» **Task instructions**: Only the lines from the start of the data through the line with "const pumpArrow = [[3.09, 149], [3.09, 80]];" belong in the copy. Restate them word for word, minus the pictures.

» **Information shown**:
.....
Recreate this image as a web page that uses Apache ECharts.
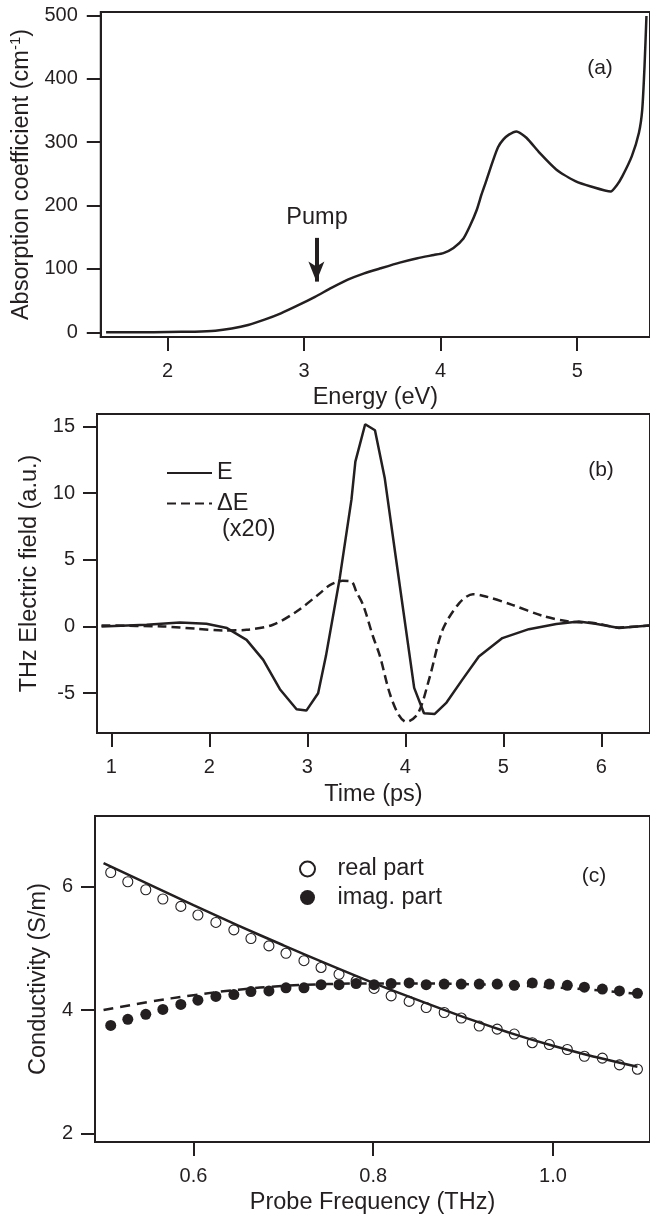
<!DOCTYPE html>
<html>
<head>
<meta charset="utf-8">
<title>Absorption, THz field and conductivity</title>
<script src="https://cdn.jsdelivr.net/npm/echarts@6/dist/echarts.min.js"></script>
<style>
  html, body { margin: 0; padding: 0; background: #fff; }
  #chart { width: 650px; height: 1218px; }
</style>
</head>
<body>
<div id="chart"></div>
<script>
// (a) absorption spectrum
const energy = [1.55, 1.8, 2.0, 2.2, 2.35, 2.47, 2.59, 2.71, 2.83, 2.95, 3.08, 3.2, 3.32, 3.44, 3.56, 3.7, 3.83, 3.95,
  4.02, 4.094, 4.167, 4.215, 4.264, 4.3, 4.337, 4.385, 4.42, 4.458, 4.5, 4.555, 4.628, 4.725, 4.846, 4.99, 5.1,
  5.245, 5.29, 5.33, 5.4, 5.452, 5.476, 5.493, 5.507];
const absorption = [0, 0, 0.5, 1, 2.5, 6, 11.5, 20, 30, 42, 56, 70, 83, 93, 101, 110, 117, 122,
  125, 133, 148, 168, 193, 218, 241, 272, 292, 304, 312, 317, 307, 283, 257, 238, 230,
  222, 232, 246, 278, 315, 351, 420, 499];
const pumpArrow = [[3.09, 149], [3.09, 80]];

// (b) THz field and pump-induced change (x20)
const timeE = [0.9, 1.36, 1.7, 1.97, 2.18, 2.38, 2.55, 2.72, 2.89, 2.99, 3.11, 3.19, 3.33, 3.45, 3.49, 3.59, 3.69, 3.79,
  3.906, 4.09, 4.19, 4.3, 4.42, 4.58, 4.75, 4.99, 5.26, 5.54, 5.77, 5.94, 6.18, 6.49];
const fieldE = [0, 0.13, 0.3, 0.2, -0.12, -1.0, -2.5, -4.7, -6.2, -6.3, -5.0, -2.2, 3.6, 9.5, 12.35, 15.15, 14.7, 11.1,
  5.0, -4.6, -6.5, -6.55, -5.7, -4.0, -2.25, -0.87, -0.2, 0.18, 0.37, 0.2, -0.12, 0.08];
const timeDE = [0.9, 1.53, 1.87, 2.14, 2.38, 2.65, 2.89, 3.13, 3.23, 3.36, 3.45, 3.5, 3.57, 3.67, 3.74, 3.84, 3.93, 4.01,
  4.13, 4.25, 4.38, 4.55, 4.69, 4.82, 5.09, 5.4, 5.67, 5.94, 6.18, 6.49];
const fieldDE = [0.08, 0, -0.17, -0.3, -0.25, 0.13, 1.12, 2.5, 3.1, 3.42, 3.37, 2.6, 1.6, -0.75, -2.2, -5.0, -6.6, -7.15,
  -6.5, -3.75, -0.25, 1.75, 2.42, 2.25, 1.62, 0.8, 0.37, 0.25, -0.07, 0.08];

// (c) conductivity
const freq = [0.508, 0.527, 0.547, 0.566, 0.586, 0.605, 0.625, 0.645, 0.664, 0.684, 0.703, 0.723, 0.742, 0.762, 0.781,
  0.801, 0.820, 0.840, 0.859, 0.879, 0.898, 0.918, 0.938, 0.957, 0.977, 0.996, 1.016, 1.035, 1.055, 1.074, 1.094];
const realPart = [6.23, 6.08, 5.95, 5.80, 5.68, 5.54, 5.42, 5.30, 5.16, 5.04, 4.92, 4.80, 4.69, 4.58, 4.47,
  4.35, 4.23, 4.14, 4.04, 3.96, 3.87, 3.74, 3.69, 3.61, 3.47, 3.44, 3.36, 3.25, 3.22, 3.11, 3.04];
const imagPart = [3.75, 3.85, 3.93, 4.01, 4.09, 4.16, 4.22, 4.25, 4.30, 4.31, 4.36, 4.36, 4.41, 4.41, 4.43,
  4.41, 4.43, 4.44, 4.41, 4.42, 4.42, 4.42, 4.42, 4.40, 4.44, 4.42, 4.40, 4.37, 4.34, 4.31, 4.27];
const fitFreq = [0.50, 0.55, 0.60, 0.65, 0.70, 0.75, 0.80, 0.85, 0.90, 0.95, 1.00, 1.05, 1.094];
const realFit = [6.38, 6.04, 5.70, 5.37, 5.05, 4.74, 4.44, 4.16, 3.89, 3.64, 3.42, 3.23, 3.08];
const imagFit = [4.00, 4.13, 4.24, 4.33, 4.39, 4.42, 4.43, 4.43, 4.42, 4.40, 4.37, 4.32, 4.26];

const ink = '#231f20';
const font = 'Liberation Sans, Arial, sans-serif';
const nameSize = 23.5;

const pairs = (xs, ys) => xs.map((x, i) => [x, ys[i]]);

// shared look of every axis
function axis(extra, ticks, margin, fmt) {
  return Object.assign({
    type: 'value',
    splitLine: { show: false },
    axisLine: { show: true, onZero: false, lineStyle: { color: ink, width: 2 } },
    axisTick: { show: true, length: 14, customValues: ticks, lineStyle: { color: ink, width: 2 } },
    axisLabel: { customValues: ticks, margin: margin, color: ink, fontSize: 20, fontFamily: font, formatter: fmt },
    nameLocation: 'middle',
    nameTextStyle: { color: ink, fontSize: nameSize, fontFamily: font }
  }, extra);
}

const chart = echarts.init(document.getElementById('chart'));
chart.setOption({
  animation: false,
  textStyle: { fontFamily: font },
  grid: [
    { left: 98, top: 12, width: 553, height: 325, show: true, borderColor: ink, borderWidth: 2 },
    { left: 97, top: 414, width: 554, height: 319, show: true, borderColor: ink, borderWidth: 2 },
    { left: 95, top: 816, width: 556, height: 326, show: true, borderColor: ink, borderWidth: 2 }
  ],
  xAxis: [
    axis({ gridIndex: 0, min: 1.511, max: 5.533, name: 'Energy (eV)', nameGap: 49 }, [2, 3, 4, 5], 24),
    axis({ gridIndex: 1, min: 0.854, max: 6.496, name: 'Time (ps)', nameGap: 50 }, [1, 2, 3, 4, 5, 6], 24),
    axis({ gridIndex: 2, min: 0.4905, max: 1.108, name: 'Probe Frequency (THz)', nameGap: 49 }, [0.6, 0.8, 1.0], 24,
      v => v.toFixed(1))
  ],
  yAxis: [
    axis({
      gridIndex: 0, min: -7.4, max: 505.4, nameGap: 48,
      name: '{t|Absorption coefficient (cm}{s|-1}{t|)}',
      nameTextStyle: {
        color: ink, fontFamily: font,
        rich: {
          t: { fontSize: nameSize, fontFamily: font, color: ink, lineHeight: 27 },
          s: { fontSize: 15, fontFamily: font, color: ink, verticalAlign: 'top', lineHeight: 27 }
        }
      }
    }, [0, 100, 200, 300, 400, 500], 23),
    axis({ gridIndex: 1, min: -7.98, max: 15.92, name: 'THz Electric field (a.u.)', nameGap: 37 }, [-5, 0, 5, 10, 15], 22),
    axis({ gridIndex: 2, min: 1.86, max: 7.146, name: 'Conductivity (S/m)', nameGap: 39 }, [2, 4, 6], 22)
  ],
  legend: [
    {
      data: ['E', 'ΔE'], orient: 'vertical', left: 166, top: 461, padding: 0,
      itemWidth: 45, itemHeight: 14, itemGap: 6.5,
      itemStyle: { opacity: 0 },
      textStyle: { color: ink, fontSize: nameSize, fontFamily: font }
    },
    {
      data: ['real part', 'imag. part'], orient: 'vertical', left: 299, top: 857, padding: 0,
      itemWidth: 50, itemHeight: 15, itemGap: 4.5,
      textStyle: { color: ink, fontSize: nameSize, fontFamily: font }
    }
  ],
  series: [
    {
      name: 'absorption', type: 'line', xAxisIndex: 0, yAxisIndex: 0,
      data: pairs(energy, absorption), symbol: 'none', smooth: 0.2,
      lineStyle: { color: ink, width: 2.5 },
      markLine: {
        silent: true, symbol: ['none', 'arrow'], symbolSize: [12, 20],
        lineStyle: { color: ink, width: 4, type: 'solid' },
        label: { show: false },
        data: [[{ coord: pumpArrow[0] }, { coord: pumpArrow[1] }]]
      }
    },
    {
      name: 'E', type: 'line', xAxisIndex: 1, yAxisIndex: 1,
      data: pairs(timeE, fieldE), symbol: 'none',
      itemStyle: { color: ink },
      lineStyle: { color: ink, width: 2.5 }
    },
    {
      name: 'ΔE', type: 'line', xAxisIndex: 1, yAxisIndex: 1,
      data: pairs(timeDE, fieldDE), symbol: 'none', smooth: 0.3,
      itemStyle: { color: ink },
      lineStyle: { color: ink, width: 2.5, type: [9, 5] }
    },
    {
      name: 'real part', type: 'scatter', xAxisIndex: 2, yAxisIndex: 2,
      data: pairs(freq, realPart), symbol: 'circle', symbolSize: 10,
      itemStyle: { color: '#fff', borderColor: ink, borderWidth: 1.1, opacity: 1 }
    },
    {
      name: 'real fit', type: 'line', xAxisIndex: 2, yAxisIndex: 2,
      data: pairs(fitFreq, realFit), symbol: 'none', smooth: true,
      lineStyle: { color: ink, width: 2.5 }
    },
    {
      name: 'imag fit', type: 'line', xAxisIndex: 2, yAxisIndex: 2,
      data: pairs(fitFreq, imagFit), symbol: 'none', smooth: true,
      lineStyle: { color: ink, width: 2.5, type: [10, 7] }
    },
    {
      name: 'imag. part', type: 'scatter', xAxisIndex: 2, yAxisIndex: 2,
      data: pairs(freq, imagPart), symbol: 'circle', symbolSize: 11,
      itemStyle: { color: ink, opacity: 1 }
    }
  ],
  graphic: [
    { type: 'text', x: 317, y: 218, style: { text: 'Pump', fill: ink, fontSize: nameSize, fontFamily: font, align: 'center', verticalAlign: 'middle' } },
    { type: 'text', x: 600, y: 68, style: { text: '(a)', fill: ink, fontSize: 21, fontFamily: font, align: 'center', verticalAlign: 'middle' } },
    { type: 'text', x: 601, y: 470, style: { text: '(b)', fill: ink, fontSize: 21, fontFamily: font, align: 'center', verticalAlign: 'middle' } },
    { type: 'text', x: 594, y: 876, style: { text: '(c)', fill: ink, fontSize: 21, fontFamily: font, align: 'center', verticalAlign: 'middle' } },
    { type: 'text', x: 222, y: 530, style: { text: '(x20)', fill: ink, fontSize: nameSize, fontFamily: font, align: 'left', verticalAlign: 'middle' } }
  ]
});
</script>
</body>
</html>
.....
» **Written answer**:
Recreate this image as a web page that uses Apache ECharts.
<!DOCTYPE html>
<html>
<head>
<meta charset="utf-8">
<title>Absorption, THz field and conductivity</title>
<script src="https://cdn.jsdelivr.net/npm/echarts@6/dist/echarts.min.js"></script>
<style>
  html, body { margin: 0; padding: 0; background: #fff; }
  #chart { width: 650px; height: 1218px; }
</style>
</head>
<body>
<div id="chart"></div>
<script>
// (a) absorption spectrum
const energy = [1.55, 1.8, 2.0, 2.2, 2.35, 2.47, 2.59, 2.71, 2.83, 2.95, 3.08, 3.2, 3.32, 3.44, 3.56, 3.7, 3.83, 3.95,
  4.02, 4.094, 4.167, 4.215, 4.264, 4.3, 4.337, 4.385, 4.42, 4.458, 4.5, 4.555, 4.628, 4.725, 4.846, 4.99, 5.1,
  5.245, 5.29, 5.33, 5.4, 5.452, 5.476, 5.493, 5.507];
const absorption = [0, 0, 0.5, 1, 2.5, 6, 11.5, 20, 30, 42, 56, 70, 83, 93, 101, 110, 117, 122,
  125, 133, 148, 168, 193, 218, 241, 272, 292, 304, 312, 317, 307, 283, 257, 238, 230,
  222, 232, 246, 278, 315, 351, 420, 499];
const pumpArrow = [[3.09, 149], [3.09, 80]];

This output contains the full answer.